[Entries with chart source code]
════════════════════

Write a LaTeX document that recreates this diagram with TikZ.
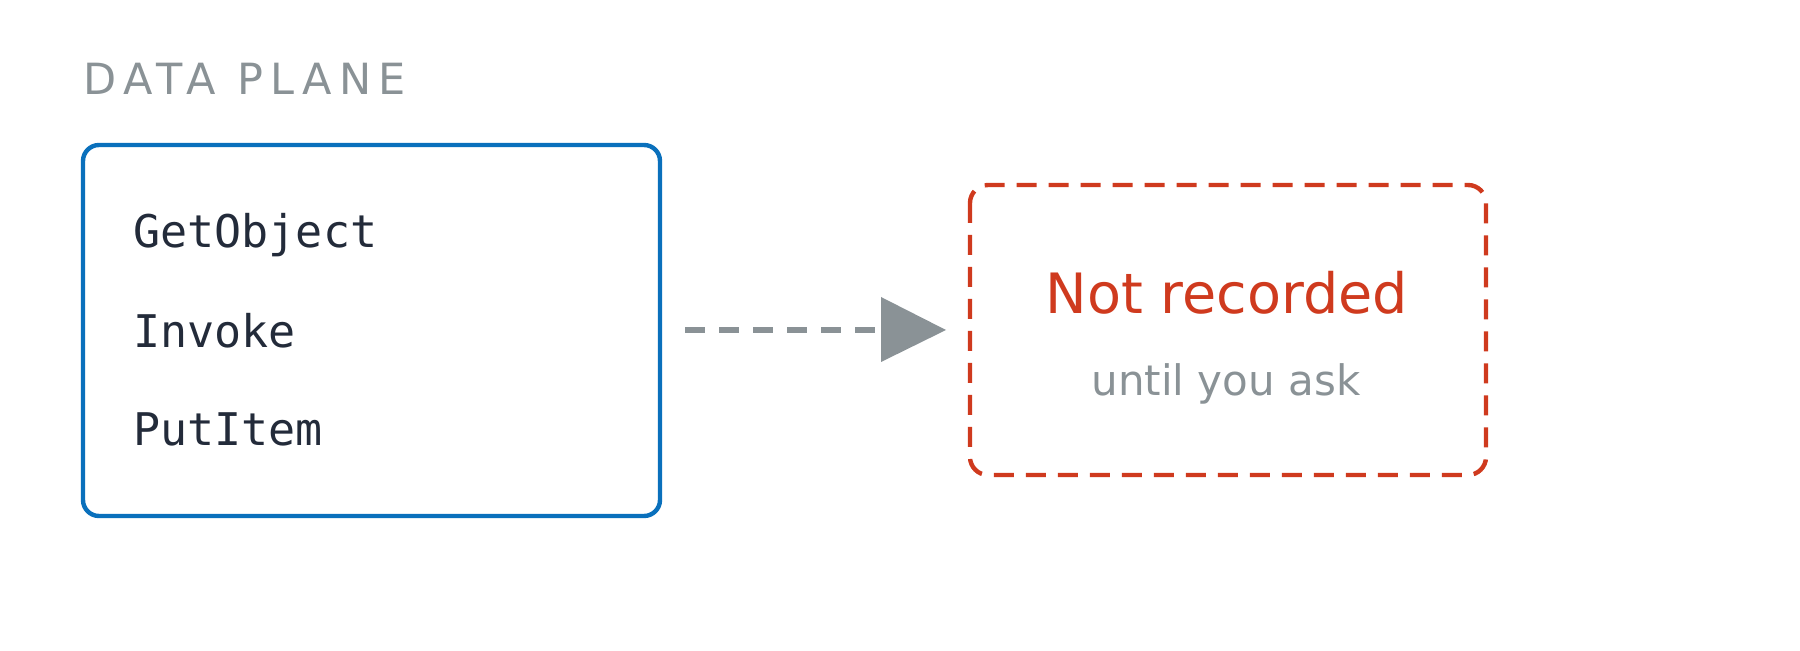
\documentclass[tikz,border=0pt]{standalone}
\usepackage{fontspec}
\setmainfont{DejaVu Sans}
\setmonofont{DejaVu Sans Mono}
\begin{document}
\begin{tikzpicture}[x=0.5pt,y=-0.5pt,
  lbl/.style={anchor=base west,inner sep=0,font=\ttfamily\fontsize{22.5}{26}\selectfont},
]
\definecolor{blu}{HTML}{0A70BC}
\definecolor{rd}{HTML}{CF3A1E}
\definecolor{gr}{HTML}{8A9296}
\definecolor{ink}{HTML}{232B3A}
\useasboundingbox (0,0) rectangle (1800,651);
\node[anchor=base west,inner sep=0,text=gr,font=\fontsize{21.5}{25}\selectfont\addfontfeature{LetterSpace=17}] (title) at (83,95) {DATA PLANE};
\draw[blu,line width=2.2pt,rounded corners=8pt] (83,145) rectangle (660,516);
\node[lbl,text=ink] (g) at (133,248) {GetObject};
\node[lbl,text=ink] (i) at (133,348) {Invoke};
\node[lbl,text=ink] (p) at (133,446) {PutItem};
\draw[rd,line width=2.2pt,rounded corners=9pt,dash pattern=on 10pt off 6pt] (970,185) rectangle (1486,475);
\node[anchor=base,inner sep=0,text=rd,font=\fontsize{27.8}{32}\selectfont] (nr) at (1227,314) {Not recorded};
\node[anchor=base,inner sep=0,text=gr,font=\fontsize{21}{25}\selectfont] (ua) at (1226,396) {until you ask};
\coordinate (a0) at (685,330);
\coordinate (a1) at (881,330);
\draw[gr,line width=3pt,dash pattern=on 10pt off 7pt] (a0) -- (a1);
\fill[gr] (881,297) -- (946,330) -- (881,362) -- cycle;
\end{tikzpicture}
\end{document}
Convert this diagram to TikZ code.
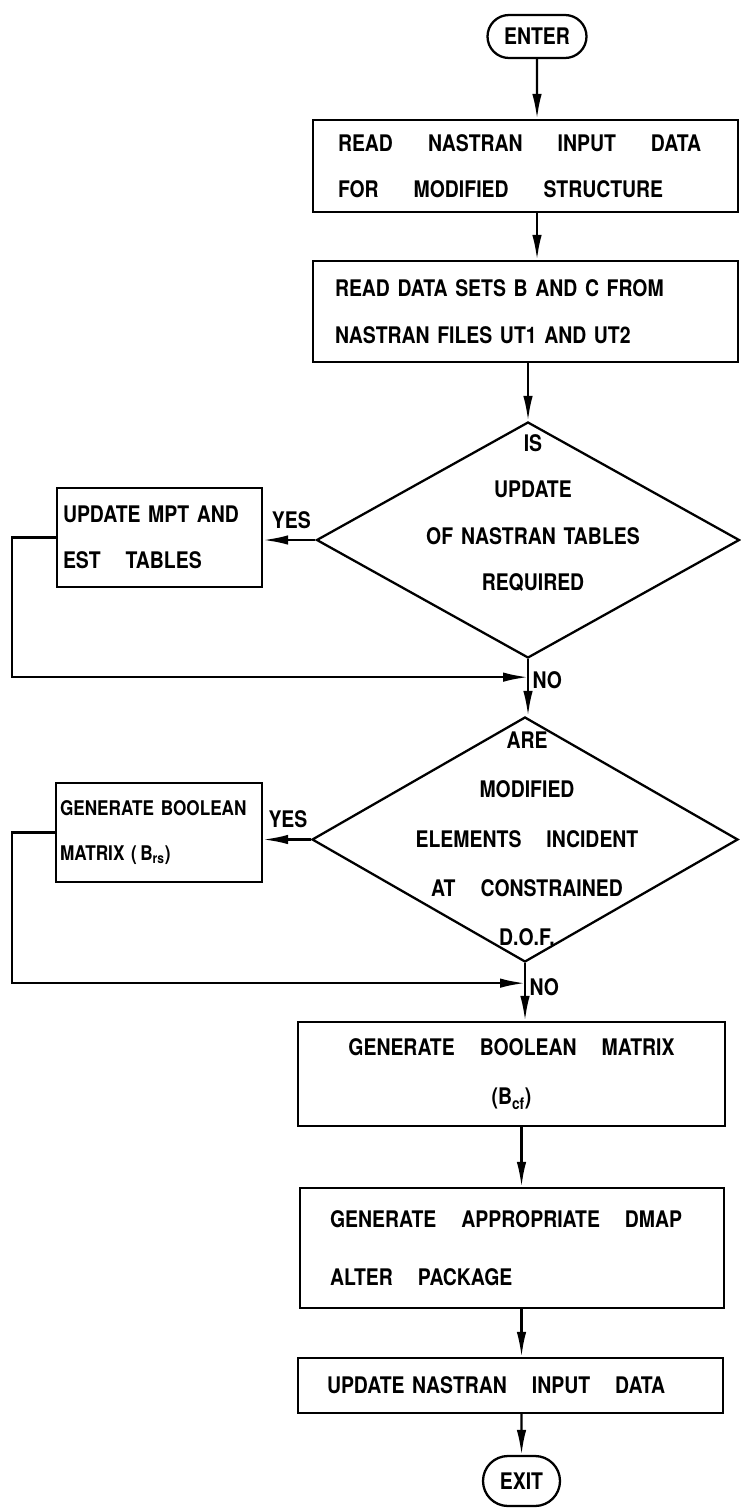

════════════════════

Your goal: Could you reproduce every record above exactly, leaving out the pictures?

Completed exercise:
Write a LaTeX document that recreates this diagram with TikZ.
\documentclass[tikz,border=0pt]{standalone}
\usepackage{fontspec}
\setmainfont{DejaVu Sans}
\setmonofont{DejaVu Sans Mono}
\begin{document}
\begin{tikzpicture}[x=0.5pt,y=-0.5pt,
  lbl/.style={anchor=base west,inner sep=0,font=\ttfamily\fontsize{22.5}{26}\selectfont},
]
\definecolor{blu}{HTML}{0A70BC}
\definecolor{rd}{HTML}{CF3A1E}
\definecolor{gr}{HTML}{8A9296}
\definecolor{ink}{HTML}{232B3A}
\useasboundingbox (0,0) rectangle (1800,651);
\node[anchor=base west,inner sep=0,text=gr,font=\fontsize{21.5}{25}\selectfont\addfontfeature{LetterSpace=17}] (title) at (83,95) {DATA PLANE};
\draw[blu,line width=2.2pt,rounded corners=8pt] (83,145) rectangle (660,516);
\node[lbl,text=ink] (g) at (133,248) {GetObject};
\node[lbl,text=ink] (i) at (133,348) {Invoke};
\node[lbl,text=ink] (p) at (133,446) {PutItem};
\draw[rd,line width=2.2pt,rounded corners=9pt,dash pattern=on 10pt off 6pt] (970,185) rectangle (1486,475);
\node[anchor=base,inner sep=0,text=rd,font=\fontsize{27.8}{32}\selectfont] (nr) at (1227,314) {Not recorded};
\node[anchor=base,inner sep=0,text=gr,font=\fontsize{21}{25}\selectfont] (ua) at (1226,396) {until you ask};
\coordinate (a0) at (685,330);
\coordinate (a1) at (881,330);
\draw[gr,line width=3pt,dash pattern=on 10pt off 7pt] (a0) -- (a1);
\fill[gr] (881,297) -- (946,330) -- (881,362) -- cycle;
\end{tikzpicture}
\end{document}
Convert this diagram to TikZ code.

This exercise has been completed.